Assessor e Especialista em investimentos da Valor. Diretor do IBEF-ES (Instituto Brasileiro de Executivos em Finanças). MBA pela PUC (RS) em Finanças, Investimentos e Banking

Brasil precisa de política sustentável para crescer e controlar inflação

As perspectivas para o IPCA continuam desafiadoras, reforçando o cenário de taxa Selic em 13,75% até o final do ano

Vitória
Publicado em 10/03/2023 às 07h55
Sem arcabouço fiscal, o risco é a inflação crescer junto com a dívida pública
Sem arcabouço fiscal, o risco é a inflação crescer junto com a dívida pública. Crédito: Freepik

Homo economicus é o nome dado a um conceito teórico segundo o qual os homens são completamente racionais e sempre tomam decisões financeiras com base na razão. Nessa teoria, o indivíduo busca atingir metas específicas com foco no seu bem-estar ao menor custo possível.

Será que esse conceito pode ser aplicado à realidade? Se levarmos o tema para o lado fiscal veremos algumas disfunções no atual governo.

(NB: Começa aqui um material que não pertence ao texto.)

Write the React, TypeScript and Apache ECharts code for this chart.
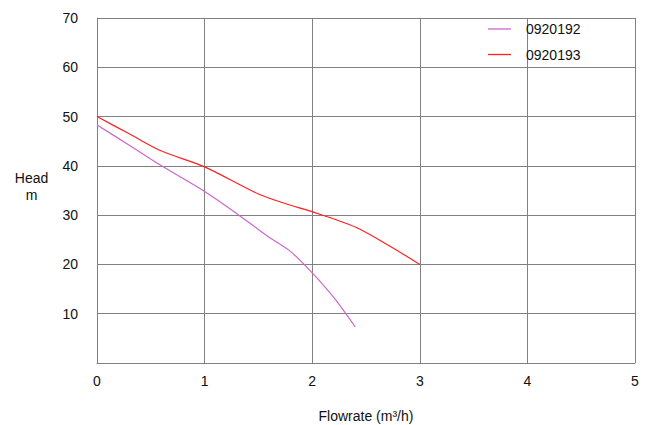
import React, { useEffect, useRef } from "react";
import * as echarts from "echarts";

const seriesNames = ["0920192", "0920193"];
const flow192 = [0, 0.3, 0.6, 1.0, 1.3, 1.6, 1.8, 2.0, 2.2, 2.4];
const head192 = [48.3, 44.2, 40.0, 34.8, 30.3, 25.5, 22.6, 18.3, 13.3, 7.3];
const flow193 = [0, 0.3, 0.6, 1.0, 1.5, 1.8, 2.0, 2.4, 2.7, 3.0];
const head193 = [50.0, 46.5, 43.0, 39.8, 34.3, 32.0, 30.7, 27.6, 24.0, 20.0];
const xTicks = [0, 1, 2, 3, 4, 5];
const yTicks = [10, 20, 30, 40, 50, 60, 70];
const colors = ["#cc66cc", "#ff2020"];

export default function App() {
  const ref = useRef<HTMLDivElement>(null);
  useEffect(() => {
    if (!ref.current) return;
    const chart = echarts.init(ref.current, null, { renderer: "svg" });
    const font = "'Liberation Sans', Arial, sans-serif";
    chart.setOption({
      animation: false,
      backgroundColor: "#ffffff",
      textStyle: { fontFamily: font },
      grid: {
        left: 97,
        right: 14,
        top: 18,
        bottom: 62,
        containLabel: false,
        outerBoundsMode: "none",
      },
      graphic: [
        {
          type: "text",
          x: 31.5,
          y: 186.5,
          style: {
            text: "Head\nm",
            align: "center",
            verticalAlign: "middle",
            lineHeight: 17,
            fontSize: 14,
            fontFamily: font,
            fill: "#111",
          },
        },
      ],
      legend: {
        orient: "vertical",
        left: 483,
        top: 17,
        icon: "rect",
        itemWidth: 23,
        itemHeight: 1.3,
        itemGap: 11.5,
        data: seriesNames,
        textStyle: { fontSize: 14, color: "#111", fontFamily: font, padding: [0, 0, 0, 10] },
      },
      xAxis: {
        type: "value",
        min: 0,
        max: 5,
        interval: 1,
        name: "Flowrate (m³/h)",
        nameLocation: "middle",
        nameGap: 46,
        nameTextStyle: { fontSize: 14, color: "#111", fontFamily: font },
        axisLine: { show: true, lineStyle: { color: "#808080", width: 1 } },
        axisTick: { show: false },
        axisLabel: {
          fontSize: 14,
          color: "#111",
          margin: 11,
          formatter: (v: number) => (xTicks.includes(v) ? String(v) : ""),
        },
        splitLine: { show: true, lineStyle: { color: "#808080", width: 1 } },
      },
      yAxis: {
        type: "value",
        min: 0,
        max: 70,
        interval: 10,
        axisLine: { show: true, lineStyle: { color: "#808080", width: 1 } },
        axisTick: { show: false },
        axisLabel: {
          fontSize: 14,
          color: "#111",
          margin: 19,
          formatter: (v: number) => (yTicks.includes(v) ? String(v) : ""),
        },
        splitLine: { show: true, lineStyle: { color: "#808080", width: 1 } },
      },
      series: [
        {
          name: seriesNames[0],
          type: "line",
          smooth: 0.3,
          symbol: "none",
          color: colors[0],
          lineStyle: { width: 1.2, color: colors[0] },
          data: flow192.map((x, i) => [x, head192[i]]),
        },
        {
          name: seriesNames[1],
          type: "line",
          smooth: 0.3,
          symbol: "none",
          color: colors[1],
          lineStyle: { width: 1.2, color: colors[1] },
          data: flow193.map((x, i) => [x, head193[i]]),
        },
      ],
    });
    return () => chart.dispose();
  }, []);
  return (
    <div
      ref={ref}
      style={{ position: "fixed", left: 0, top: 0, width: 649, height: 425, background: "#fff" }}
    />
  );
}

As tensões entre o Poder Executivo e o Banco Central (BC) amenizaram. O presidente Lula reduziu o tom de críticas, enquanto Roberto Campos Neto, presidente do BC, tem repetido que a autoridade monetária e o governo devem trabalhar juntos. Fernando Haddad, ministro da Fazenda, teve sucesso na mediação.

Os fundamentos econômicos por trás da disputa, no entanto, não mudaram. Eis o desvario fiscal: o governo continua a sinalizar uma política fiscal expansionista, incluindo medidas para aumentar a renda disponível e reduzir o endividamento das famílias e das empresas. Gastos excedentes implicam no aumento da dívida pública e, consequentemente, irresponsabilidade fiscal. Essas medidas podem diluir o impacto da política monetária, exigindo uma condução de juros mais rígida à frente.

Uma questão chave é o comportamento das expectativas de inflação. Até o momento, as projeções do mercado caminham em direção ao que se acredita ser a próxima meta de inflação, ou seja, entre 4,0% e 4,5%. Eis a razão encontrada no homo economicus, ou seja, demanda-se uma política fiscal sustentável e crível para os próximos anos.

Caso contrário, as expectativas ficarão acima da nova meta, refletindo o risco de uma saída inflacionária para o crescimento da dívida pública. Fernando Haddad prometeu apresentar o novo arcabouço fiscal ainda março. A proposta deve ser apresentada ao presidente Lula na próxima semana. Até então, estamos entre a razão e o desvario fiscal no país.

As perspectivas para a inflação continuam desafiadoras, reforçando o cenário de taxa Selic em 13,75% até o final do ano. Contudo, a pressão política é crescente. Em outras palavras, uma nova regra fiscal crível e sustentável poderia abrir espaço para flexibilização monetária mais cedo, no segundo semestre deste ano.

Um adendo. Foi Lionnel Robbins quem elaborou a seguinte premissa: “possibilidades distintas oferecem incentivos distintos e esses incentivos podem ser arranjados em ordem de intensidade. Robbins foi o estudioso que distinguiu os tipos de Homens Econômicos do Psicológico e Lógico, criando a famosa definição sobre economia: “economia é a ciência que estuda o comportamento humano como o relacionamento entre fins dados e meios escassos que têm usos alternativos”.

No Brasil, a atividade econômica segue em desaceleração. Os recursos para gastos certamente serão mais escassos. Após o crescimento do PIB de 2,9% em 2022, há projeções de alta de 1,0% em 2023 e 0,8% em 2024. O déficit primário do setor público deste ano tende a girar em torno de 1,0% do PIB, devido ao aumento dos gastos do governo central. A partir de 2024, uma regra fiscal que controle as despesas é chave para a sustentabilidade da dívida pública.

O filófoso inglês Jeremy Bentham (1748-1832) levou adiante a premissa de Robbins, concebendo um ser humano que atua em função de um equilíbrio perpétuo entre prazer e dor: o que de fato importa são as consequências dos atos, ou a capacidade de obter prazer e fugir do sofrimento.

Assim, todas as decisões humanas seriam informadas por esse cálculo essencial, a tal ponto que serviria para definir o ser humano como racional. Essa nova definição permite aplicar sobre o objeto assim postulado uma série de operações determinadas por esse cálculo: simplificando-o, descomplicando-o e, enfim, tornando-o mais previsível. Assim nasce o homo economicus. Nas paragens brasileiras, por enquanto, continuamos entre a razão e o desvario fiscal.